Alain Juillet, Haut responsable à l'Intelligence économique de 2003 à 2009
Pourtant, avec son bâton de pèlerin, M. Juillet aura réussi à un tel point qu’à son départ, il aura fallu des mois pour lui trouver un successeur. Il n’est pas évident de trouver quelqu’un qui a un carnet d’adresse international aussi épais, une expérience de l’appareil d’État et un passage dans le privé avec de hautes responsabilités managériales, donc un personnage très complet répondant aux besoins de tous les acteurs du marché, sans oublier l’État qui restaurait ainsi son crédit en montrant l’exemple sans pour autant se substituer au secteur privé.

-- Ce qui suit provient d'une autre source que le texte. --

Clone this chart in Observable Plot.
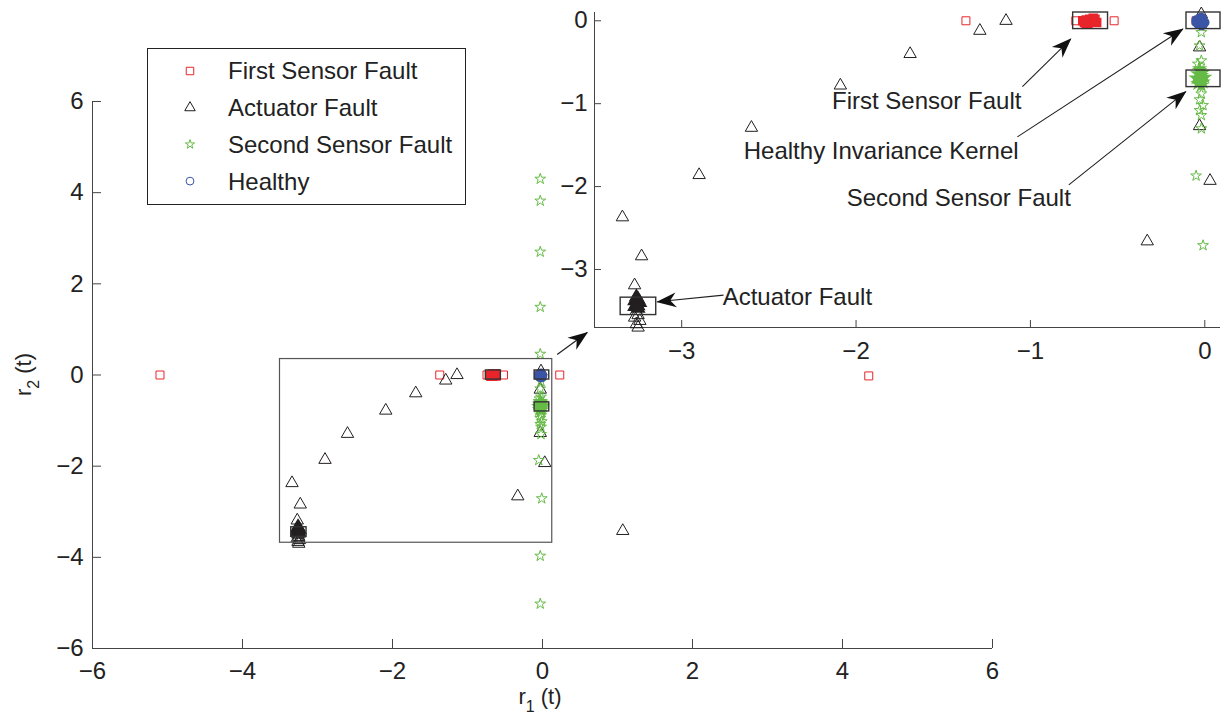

Pour Bruno Delamotte, « l’État a raison d’imposer un code de conduite strict, mais sans la recherche d’une complémentarité avec le secteur privé qui soit judicieuse et adaptée aux besoins, nous allons à l’échec ». A l’heure de la « financiarisation de l’économie, une politique nationale a-telle encore un sens alors que nos champions ne sont plus – ou si peu – nationaux ? » Une certitude : comme on ne peut pas faire les choses à moitié, il faut « redéfinir un partenariat dans lequel chacun pourra s’enrichir des différences de l’autre… »
Joël-François Dumont
(*) Auditeur à l'Institut des Hautes Études de Défense Nationale (IHEDN).
[1] Numéro 142 daté de Septembre-octobre 2009 de Défense, revue bimestrielle de l'Union des Associations des Auditeurs de l'Institut des Hautes Études de Défense Nationale (IHEDN).Abonnements: BP 41-00445 Armées.
[2] Spécialiste français du conseil en sûreté et intelligence stratégique, RISK&CO met son expertise au service des acteurs économiques et institutionnels afin de les aider à prévenir et gérer les risques de toute nature inhérents aux environnements mouvants, instables et dégradés.
[3] Éditions Nouveau Monde.
[4] Voir « L’Intelligence économique : une réponse aux enjeux du 21ème siècle » in Défense n°126 (mars-avril 2007).